Dedupe isn't always the same...
It’s good to see Microsoft raising the visibility of the data deduplication opportunity. As your article indicates, there are some key issues that one need be concerned about when considering deduplication. As I see it, they can be grouped into three areas: performance, scalability and efficiency. Performance is critical because it can limit dedupe’s use cases. Fortunately, there are faster processors constantly coming to market that also have multi-core capabilities which are addressing the issue. There have been recent indexing and memory management advances that provide additional incremental scalability, which addresses my second point. We are seeing rampant data growth, so the more dedupe can scale the better it will be able to keep up with the growth. Efficiency is also important, and is an often overlooked characteristic. Deduplication solutions that only work with large granularity (ex. 128K) are markedly less effective at saving space than those that can efficiently handle small chunk sizes. Furthermore, the amount of RAM required to perform efficient deduplication can make the process extremely inefficient, particularly if a GB (or more) of RAM is required to deduplicate a TB of storage. Remember, in 2011 both components cost about the same!
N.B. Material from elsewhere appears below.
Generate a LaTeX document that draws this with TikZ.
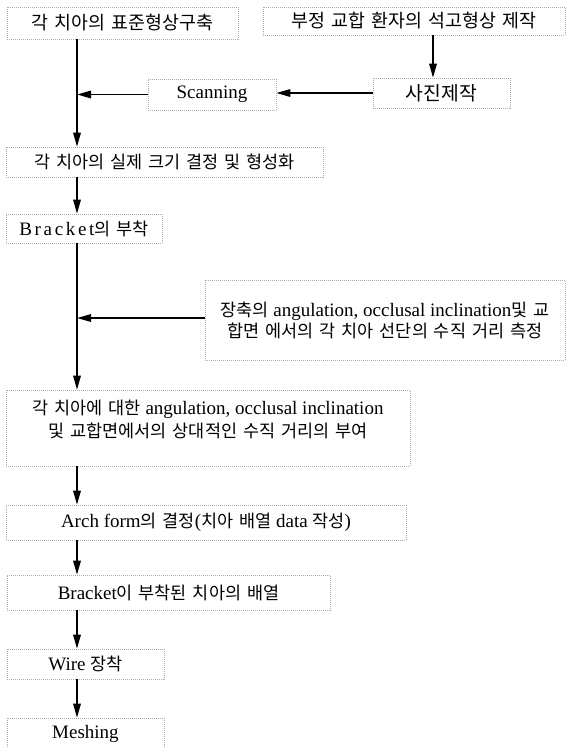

There are many flavors of dedupe available in today’s marketplace. As we’ve often seen in the past, the open source community steps up to the plate when there’s a real need that is not being filled, so it should be no surprise to see developers building their own solutions. Dedupe solutions are differentiated based on how they address performance, scalability and efficiency requirements. When your readers can find all of these requirements addressed in a single offering, they are looking at a leading dedupe technology.